I am creating an little hobby database driven browser based game and I stumbled across this problem: I store money owned by users as an 32bit integer field (to be precise: two fields. One stores money in players hand, the other – money stored in bank). We all know, that maximum value, which can be stored in 32 bits is 2^32-1.
I am absolutelly sure, that 95% of players will not be able to reach the upper limit – but on the other hand (and after doing some calculations today) good players will be able to accumulate that much.
Having that in mind I came with the following ideas:
- store money in 64bits, which doubles space of each record.
- store money as string and convert to/from long long in the runtime.
- change game mechanics so players will not be able to gain that amount of wealth.
I know that existence of reachable upper limit is rather limiting for some players, so for me the third option is worst from the proposed ones.
Are there any other ways of dealing with this kind of problems? Which one would You go for?

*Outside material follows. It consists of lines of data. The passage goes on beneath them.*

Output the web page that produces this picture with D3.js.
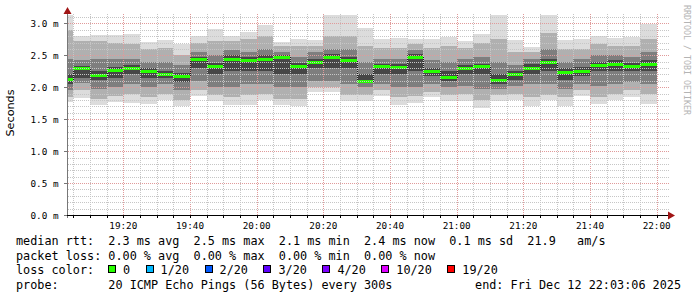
<!DOCTYPE html>
<html><head><meta charset="utf-8">
<script src="https://cdn.jsdelivr.net/npm/d3@7"></script>
<style>
body{margin:0;background:#fff}
svg{display:block}
text{white-space:pre}
</style>
</head><body>
<svg id="c" width="697" height="297"></svg>
<script>
// ---- data (milliseconds) ----
const binEnds = ["19:05","19:10","19:15","19:20","19:25","19:30","19:35","19:40","19:45","19:50","19:55","20:00",
  "20:05","20:10","20:15","20:20","20:25","20:30","20:35","20:40","20:45","20:50","20:55","21:00",
  "21:05","21:10","21:15","21:20","21:25","21:30","21:35","21:40","21:45","21:50","21:55","22:00"];
const median = [2.134,2.30,2.19,2.27,2.30,2.255,2.21,2.18,2.44,2.33,2.45,2.43,2.45,2.47,2.34,2.40,2.48,2.43,
  2.10,2.33,2.32,2.48,2.255,2.16,2.30,2.33,2.11,2.20,2.30,2.395,2.24,2.255,2.35,2.37,2.33,2.37];
const pMin = [1.77,1.83,1.72,1.77,1.76,1.74,1.80,1.70,1.87,1.78,1.72,1.72,1.80,1.72,1.70,1.93,1.92,1.78,
  1.78,1.87,1.72,1.76,1.84,1.78,1.79,1.67,1.79,1.80,1.70,1.80,1.70,1.87,1.74,1.80,1.85,1.73];
const p10 = [1.85,1.96,1.82,1.86,1.90,1.85,1.90,1.80,1.95,1.88,1.85,1.88,1.90,1.82,1.82,2.00,2.00,1.88,
  1.88,1.95,1.85,1.86,1.92,1.88,1.90,1.80,1.88,1.90,1.85,1.88,1.85,1.95,1.85,1.90,1.95,1.90];
const p25 = [1.95,2.07,1.98,2.00,2.05,2.00,2.05,1.95,2.10,2.00,2.00,2.05,2.05,2.00,2.00,2.10,2.10,2.05,
  2.00,2.05,2.00,2.00,2.05,2.00,2.02,1.98,1.98,2.02,2.05,2.05,1.98,2.05,2.02,2.05,2.08,2.05];
const p40 = [2.05,2.14,2.12,2.15,2.20,2.15,2.15,2.08,2.30,2.20,2.25,2.25,2.25,2.20,2.20,2.30,2.30,2.30,
  2.07,2.20,2.20,2.25,2.18,2.10,2.20,2.20,2.05,2.12,2.20,2.25,2.12,2.18,2.25,2.25,2.25,2.25];
const p60 = [2.20,2.33,2.25,2.32,2.35,2.30,2.26,2.22,2.48,2.38,2.50,2.47,2.50,2.50,2.38,2.45,2.52,2.47,
  2.20,2.37,2.36,2.52,2.30,2.25,2.35,2.37,2.20,2.25,2.36,2.45,2.30,2.32,2.40,2.42,2.38,2.42];
const p75 = [2.45,2.43,2.45,2.45,2.45,2.40,2.40,2.35,2.55,2.50,2.58,2.55,2.60,2.55,2.48,2.55,2.60,2.60,
  2.40,2.45,2.45,2.58,2.42,2.40,2.45,2.48,2.40,2.35,2.45,2.60,2.40,2.45,2.50,2.50,2.48,2.55];
const p90 = [2.90,2.72,2.72,2.70,2.68,2.60,2.62,2.50,2.70,2.72,2.72,2.75,2.80,2.65,2.65,2.65,2.80,2.80,
  2.65,2.62,2.62,2.68,2.62,2.65,2.62,2.70,2.75,2.55,2.55,2.85,2.60,2.60,2.68,2.65,2.65,2.75];
const pMax = [3.13,2.80,2.82,2.82,2.83,2.71,2.74,2.67,2.81,2.91,2.81,2.87,2.97,2.71,2.76,2.74,3.13,3.13,
  2.92,2.75,2.77,2.75,2.76,2.79,2.72,2.83,3.13,2.74,2.63,3.13,2.74,2.75,2.81,2.77,2.78,2.99];
const yTicks = [0.0,0.5,1.0,1.5,2.0,2.5,3.0];
const xTickLabels = ["19:20","19:40","20:00","20:20","20:40","21:00","21:20","21:40","22:00"];
const lossLabels = ["0","1/20","2/20","3/20","4/20","10/20","19/20"];
const lossColors = ["#26ff00","#00b8ff","#0059ff","#5e00ff","#7e00ff","#dd00ff","#ff0000"];
const statLine = "median rtt:  2.3 ms avg  2.5 ms max  2.1 ms min  2.4 ms now  0.1 ms sd  21.9   am/s";
const lossLine = "packet loss: 0.00 % avg  0.00 % max  0.00 % min  0.00 % now";
const probeLine = "probe:       20 ICMP Echo Pings (56 Bytes) every 300s";
const endLine = "end: Fri Dec 12 22:03:06 2025";

// ---- layout ----
const X0 = 67, X1 = 667, Y0 = 215, Y1 = 15;
const day = "2025-12-12T";
const t = s => new Date(day + s + ":00Z");
const x = d3.scaleUtc().domain([new Date(day+"19:03:06Z"), new Date(day+"22:03:06Z")]).range([X0, X1]);
const y = d3.scaleLinear().domain([0, 3.131]).range([Y0, Y1]);
const svg = d3.select("#c");
const MONO = "'DejaVu Sans Mono', monospace";

svg.append("rect").attr("width",697).attr("height",297).attr("fill","#fff");
const defs = svg.append("defs");
defs.append("clipPath").attr("id","pc").append("rect")
  .attr("x",X0).attr("y",Y1).attr("width",X1-X0).attr("height",Y0-Y1);

const bars = binEnds.map((e,i)=>{
  const end = t(e), start = new Date(end.getTime() - 5*60000);
  return {x0: Math.max(X0, Math.round(x(start))), x1: Math.round(x(end)), med: median[i],
    layers: [[pMin[i],pMax[i]],[p10[i],p90[i]],[p25[i],p75[i]],[p40[i],p60[i]]]};
});
const layerColors = ["#dcdcdc","#b0b0b0","#7e7e7e","#464646"];
const plot = svg.append("g").attr("clip-path","url(#pc)");
layerColors.forEach((c,li)=>{
  plot.selectAll(null).data(bars).enter().append("rect")
    .attr("x",d=>d.x0).attr("width",d=>d.x1-d.x0)
    .attr("y",d=>Math.round(y(d.layers[li][1]))).attr("height",d=>Math.round(y(d.layers[li][0]))-Math.round(y(d.layers[li][1])))
    .attr("fill",c);
});

// grid (on top of smoke): dotted lines drawn as 1px dots
const grid = svg.append("g");
const minutes = d3.utcMinute.every(5).range(t("19:05"), new Date(day+"22:03:07Z"));
function vDots(xx, col){
  for(let yy=Y0-1; yy>=Y1-2; yy-=2) grid.append("rect").attr("x",xx).attr("y",yy).attr("width",1).attr("height",1).attr("fill",col);
}
function hDots(yy, col){
  for(let xx=X0+1; xx<=X1+2; xx+=2) grid.append("rect").attr("x",xx).attr("y",yy).attr("width",1).attr("height",1).attr("fill",col);
}
minutes.forEach(m=>{
  const major = m.getUTCMinutes()%20===0;
  vDots(Math.round(x(m)), major?"#e09a9a":"#c6c6c6");
});
for(let k=1;k<=31;k++){
  const major = k%5===0;
  hDots(Math.round(y(k/10)), major?"#e09a9a":"#c6c6c6");
}

// median step line and loss-coloured median marks
const stepLine = d3.line().x(d=>d[0]).y(d=>d[1]);
const pts = [];
bars.forEach(b=>{ const yy = Math.round(y(b.med))+0.5; pts.push([b.x0, yy]); pts.push([b.x1, yy]); });
plot.append("path").attr("d",stepLine(pts)).attr("fill","none").attr("stroke","#202020").attr("stroke-width",1)
  .attr("shape-rendering","crispEdges");
plot.selectAll(null).data(bars).enter().append("rect")
  .attr("x",d=>d.x0).attr("width",d=>d.x1-d.x0)
  .attr("y",d=>Math.round(y(d.med))-1).attr("height",3).attr("fill",lossColors[0]);

// axes
const ax = svg.append("g").attr("shape-rendering","crispEdges");
ax.append("line").attr("x1",X0+0.5).attr("x2",X0+0.5).attr("y1",Y0+3).attr("y2",10).attr("stroke","#777");
ax.append("line").attr("x1",X0-3).attr("x2",X1+5).attr("y1",Y0+0.5).attr("y2",Y0+0.5).attr("stroke","#000");
minutes.forEach(m=>{
  const xx = Math.round(x(m))+0.5;
  ax.append("line").attr("x1",xx).attr("x2",xx).attr("y1",Y0).attr("y2",Y0+3).attr("stroke","#000");
});
yTicks.forEach(v=>{
  const yy = Math.round(y(v))+0.5;
  ax.append("line").attr("x1",X0-3).attr("x2",X0).attr("y1",yy).attr("y2",yy).attr("stroke","#777");
});
svg.append("path").attr("d",`M${X0+0.5},7 L${X0-3.5},14 L${X0+4.5},14 Z`).attr("fill","#a01515");
svg.append("path").attr("d",`M${X1+8},${Y0+0.5} L${X1+1},${Y0-3.5} L${X1+1},${Y0+4.5} Z`).attr("fill","#a01515");

// tick labels
svg.selectAll(null).data(yTicks).enter().append("text")
  .attr("x",58.5).attr("y",v=>y(v)+3.5).attr("text-anchor","end")
  .attr("font-family",MONO).attr("font-size",9.3).attr("fill","#000")
  .text(v=>d3.format(".1f")(v)+" m");
svg.selectAll(null).data(xTickLabels).enter().append("text")
  .attr("x",s=>x(t(s))).attr("y",228.5).attr("text-anchor","middle")
  .attr("font-family",MONO).attr("font-size",9.3).attr("fill","#000")
  .text(s=>s);

// y title
svg.append("text").attr("transform","translate(14,113) rotate(-90)").attr("text-anchor","middle")
  .attr("font-family","'DejaVu Sans', sans-serif").attr("font-size",11.2).attr("fill","#000").text("Seconds");
// watermark
svg.append("text").attr("transform","translate(684,5) rotate(90)").attr("text-anchor","start")
  .attr("font-family",MONO).attr("font-size",8.3).attr("fill","#b4b4b4").text("RRDTOOL / TOBI OETIKER");

// legend
const LF = 11.8, LX = 16;
const leg = svg.append("g").attr("font-family",MONO).attr("font-size",LF).attr("fill","#000");
leg.append("text").attr("x",LX).attr("y",245).text(statLine);
leg.append("text").attr("x",LX).attr("y",259.5).text(lossLine);
leg.append("text").attr("x",LX).attr("y",274).text("loss color:");
leg.append("text").attr("x",LX).attr("y",288.5).text(probeLine);
leg.append("text").attr("x",681).attr("y",288.5).attr("text-anchor","end").text(endLine);
let lx = 108;
lossLabels.forEach((lab,i)=>{
  leg.append("rect").attr("x",lx+0.5).attr("y",265.5).attr("width",7).attr("height",7)
    .attr("fill",lossColors[i]).attr("stroke","#000").attr("shape-rendering","crispEdges");
  const tx = leg.append("text").attr("x",lx+15).attr("y",274).text(lab);
  lx = lx + 15 + tx.node().getComputedTextLength() + 15.5;
});
</script>
</body></html>
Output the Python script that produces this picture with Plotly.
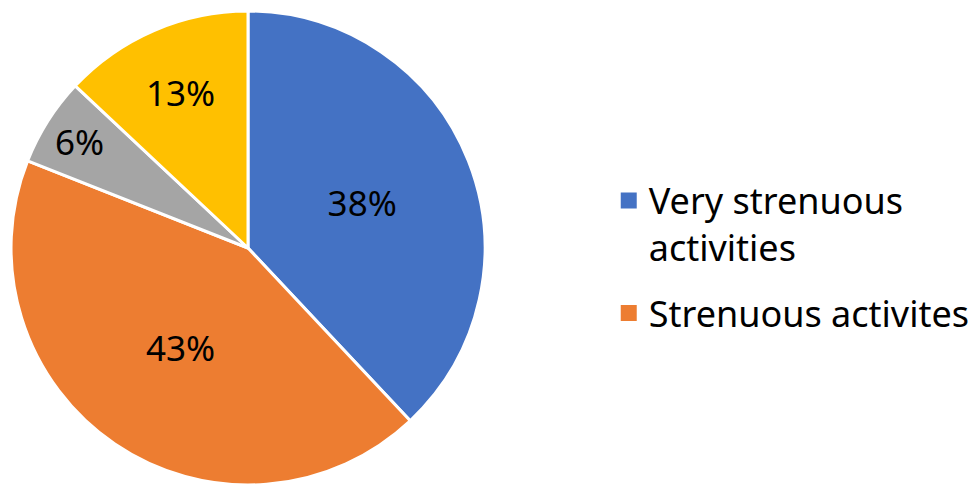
import plotly.graph_objects as go

labels = ["Very strenuous activities", "Strenuous activites", "Moderate activities", "Light activities"]
legend_text = ["Very strenuous<br>activities", "Strenuous activites"]
values = [38, 43, 6, 13]
colors = ["#4472C4", "#ED7D31", "#A5A5A5", "#FFC000"]
legend_count = 2

fig = go.Figure()
fig.add_trace(go.Pie(
    labels=labels, values=values, sort=False, direction="clockwise", rotation=0,
    marker=dict(colors=colors, line=dict(color="white", width=3)),
    textinfo="percent", texttemplate="%{percent:.0%}", textposition="inside",
    insidetextorientation="horizontal",
    textfont=dict(family="Noto Sans", size=35, color="black"),
    showlegend=False, hoverinfo="label+percent",
    domain=dict(x=[0.0031, 0.4867], y=[0.0165, 0.9938]),
))
for i in range(legend_count):
    fig.add_trace(go.Scatter(
        x=[None], y=[None], mode="markers", name=legend_text[i],
        legendgroup="g%d" % i,
        marker=dict(symbol="square", size=18, color=colors[i]),
        showlegend=True,
    ))

fig.update_layout(
    width=980, height=485, margin=dict(l=0, r=0, t=0, b=0),
    paper_bgcolor="white", plot_bgcolor="white",
    xaxis=dict(visible=False), yaxis=dict(visible=False),
    legend=dict(x=0.613, y=0.665, xanchor="left", yanchor="top", valign="top",
                font=dict(family="Noto Sans", size=36, color="black"),
                itemwidth=30, tracegroupgap=16, bgcolor="rgba(0,0,0,0)"),
)
fig.write_html("out.html")
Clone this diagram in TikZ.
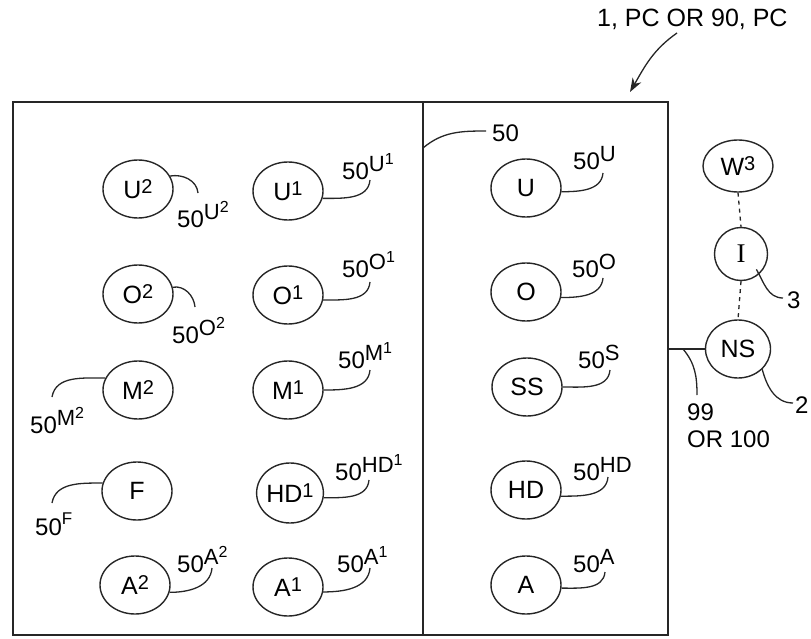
\documentclass[tikz,border=0pt]{standalone}
\usepackage{fontspec}
\setmainfont{Liberation Sans}
\newfontfamily\serifI{Liberation Serif}
\usetikzlibrary{shapes.geometric,arrows.meta,calc}
\newcommand\refl[2]{50\raisebox{8pt}{\fontsize{22}{22}\selectfont #1\raisebox{7pt}{\fontsize{16}{16}\selectfont #2}}}
\newcommand\refsm[1]{50\raisebox{11pt}{\fontsize{17}{17}\selectfont #1}}
\newcommand\el[2]{#1\raisebox{5pt}{\fontsize{20}{20}\selectfont #2}}
\tikzset{
  boxline/.style={line width=1.6pt, draw=black!85},
  ell/.style={draw=black!85, ellipse, line width=1.4pt, minimum width=70pt, minimum height=58pt, inner sep=0pt, font=\fontsize{25}{27}\selectfont},
  lead/.style={line width=1.3pt, draw=black!85},
  lbl/.style={inner sep=0pt, anchor=base west, font=\fontsize{24}{28}\selectfont},
  dashlink/.style={line width=1.3pt, draw=black!85, dash pattern=on 4pt off 4pt},
}
\begin{document}
\begin{tikzpicture}[x=1pt,y=1pt]
\useasboundingbox (0,0) rectangle (811,-639);
% frame and divider
\draw[boxline] (13,-102) rectangle (668,-635);
\coordinate (dtop) at (423,-102);
\coordinate (dbot) at (423,-635);
\draw[boxline] (dtop) -- (dbot);

% ellipses
\node[ell] (u2) at (138,-189) {\el{U}{2}};
\node[ell] (o2) at (138,-294) {\el{O}{2}};
\node[ell] (m2) at (138,-390) {\el{M}{2}};
\node[ell] (f)  at (137,-491) {F};
\node[ell] (a2) at (135,-585) {\el{A}{2}};
\node[ell] (u1) at (288,-191) {\el{U}{1}};
\node[ell] (o1) at (288,-295) {\el{O}{1}};
\node[ell] (m1) at (288,-390) {\el{M}{1}};
\node[ell, minimum width=66pt, minimum height=60pt] (hd1) at (290,-493) {\el{HD}{1}};
\node[ell] (a1) at (288,-587) {\el{A}{1}};
\node[ell] (u)  at (526,-188) {U};
\node[ell] (o)  at (526,-292) {O};
\node[ell] (ss) at (527,-387) {SS};
\node[ell] (hd) at (526,-490) {HD};
\node[ell] (a)  at (526,-585) {A};
\node[ell, minimum height=52pt] (w3) at (738,-166) {\el{W}{3}};
\node[ell, minimum width=53pt, minimum height=53pt] (i) at (741,-254) {\serifI\fontsize{27}{28}\selectfont I};
\node[ell, minimum width=65pt] (ns) at (738,-349) {NS};

% labels
\node[lbl] (lu2)  at (177,-227) {\refl{U}{2}};
\node[lbl] (lu1)  at (342,-180) {\refl{U}{1}};
\node[lbl] (lo2)  at (172,-343) {\refl{O}{2}};
\node[lbl] (lo1)  at (342,-277) {\refl{O}{1}};
\node[lbl] (lm2)  at (30,-433)  {\refl{M}{2}};
\node[lbl] (lm1)  at (338,-368) {\refl{M}{1}};
\node[lbl] (lf)   at (35,-535)  {\refsm{F}};
\node[lbl] (lhd1) at (335,-480) {\refl{HD}{1}};
\node[lbl] (la2)  at (177,-572) {\refl{A}{2}};
\node[lbl] (la1)  at (337,-572) {\refl{A}{1}};
\node[lbl] (lu)   at (573,-170) {\refl{U}{}};
\node[lbl] (lo)   at (572,-277) {\refl{O}{}};
\node[lbl] (ls)   at (578,-368) {\refl{S}{}};
\node[lbl] (lhd)  at (573,-480) {\refl{HD}{}};
\node[lbl] (la)   at (573,-572) {\refl{A}{}};
\node[lbl] (l50)  at (492,-142) {50};
\node[lbl, font=\fontsize{25}{28}\selectfont] (title) at (597,-27) {1, PC OR 90, PC};
\node[lbl] (l3)   at (787,-308) {3};
\node[lbl] (l2)   at (795,-413) {2};
\node[lbl] (l99)  at (687,-420) {99};
\node[lbl] (l100) at (687,-447) {OR 100};

% leader end points
\coordinate (eu2) at (198,-193);
\coordinate (eu1) at (370,-180);
\coordinate (eo2) at (195,-307);
\coordinate (eo1) at (370,-282);
\coordinate (em2) at (52,-397);
\coordinate (em1) at (370,-370);
\coordinate (ef)  at (52,-503);
\coordinate (ehd1) at (369,-480);
\coordinate (ea2) at (212,-568);
\coordinate (ea1) at (370,-568);
\coordinate (eu)  at (603,-173);
\coordinate (eo)  at (603,-278);
\coordinate (es)  at (610,-370);
\coordinate (ehd) at (608,-477);
\coordinate (ea)  at (605,-572);
\coordinate (e50) at (486,-131);
\coordinate (d50) at (423,-148);
\coordinate (e3)  at (783,-298);
\coordinate (e2)  at (793,-403);
\coordinate (nsl) at (668,-349);
\coordinate (p99) at (683,-349);
\coordinate (e99) at (697,-395);
\coordinate (ts)  at (677,-33);
\coordinate (tt)  at (630,-92);

% leaders
\draw[lead] (u2.22)  to[out=10,in=95]  (eu2);
\draw[lead] (u1.-12) to[out=0,in=-95]  (eu1);
\draw[lead] (o2.11)  to[out=10,in=95]  (eo2);
\draw[lead] (o1.-8)  to[out=0,in=-95]  (eo1);
\draw[lead] (m2.160) to[out=180,in=80] (em2);
\draw[lead] (m1.0)   to[out=0,in=-95]  (em1);
\draw[lead] (f.167)  to[out=180,in=80] (ef);
\draw[lead] (hd1.-8) to[out=0,in=-95]  (ehd1);
\draw[lead] (a2.-12) to[out=0,in=-95]  (ea2);
\draw[lead] (a1.-8)  to[out=0,in=-95]  (ea1);
\draw[lead] (u.-6)   to[out=0,in=-95]  (eu);
\draw[lead] (o.-9)   to[out=0,in=-95]  (eo);
\draw[lead] (ss.0)   to[out=0,in=-95]  (es);
\draw[lead] (hd.-10) to[out=0,in=-95]  (ehd);
\draw[lead] (a.-5)   to[out=0,in=-95]  (ea);
\draw[lead] (d50)    to[out=40,in=180] (e50);
\draw[lead] ($(i.center)!0.8!(i.-45)$) to[out=-60,in=180] (e3);
\draw[lead] (ns.-40) to[out=-75,in=180] (e2);

% links on the right
\draw[boxline] (nsl) -- (ns.west);
\draw[lead] (p99) to[out=-50,in=90] (e99);
\draw[dashlink] (w3.south) -- (i.north);
\draw[dashlink] (i.south) -- (ns.north);

% top arrow
\draw[lead, -{Stealth[length=14pt,width=10pt]}] (ts) to[out=215,in=60] (tt);
\end{tikzpicture}
\end{document}
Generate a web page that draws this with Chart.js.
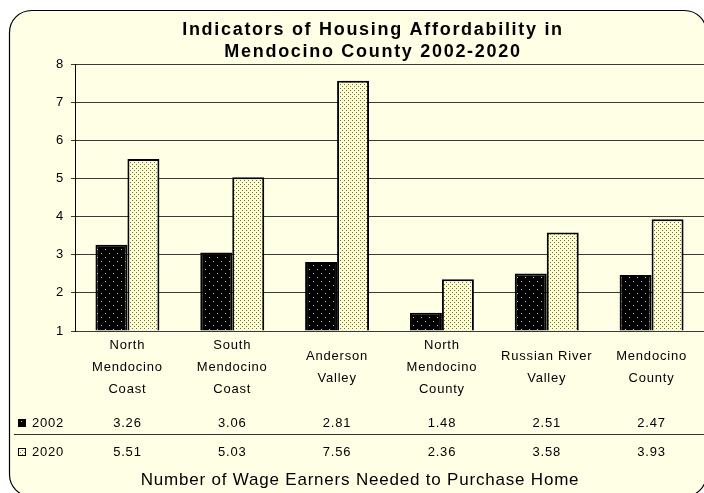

Changing to a larger datatype is likely the easiest solution and considerations of disk space/memory aren’t likely to be significant unless your game is huge in scale. Have 5,000 users playing your game? Changing from 32-bits to 64-bits will consume roughly 20k extra. That’s not enough to lose any sleep over.
The best answer would likely come from someone familiar with how banks handle these types of situations, though their requirements may be far more complicated than what you need.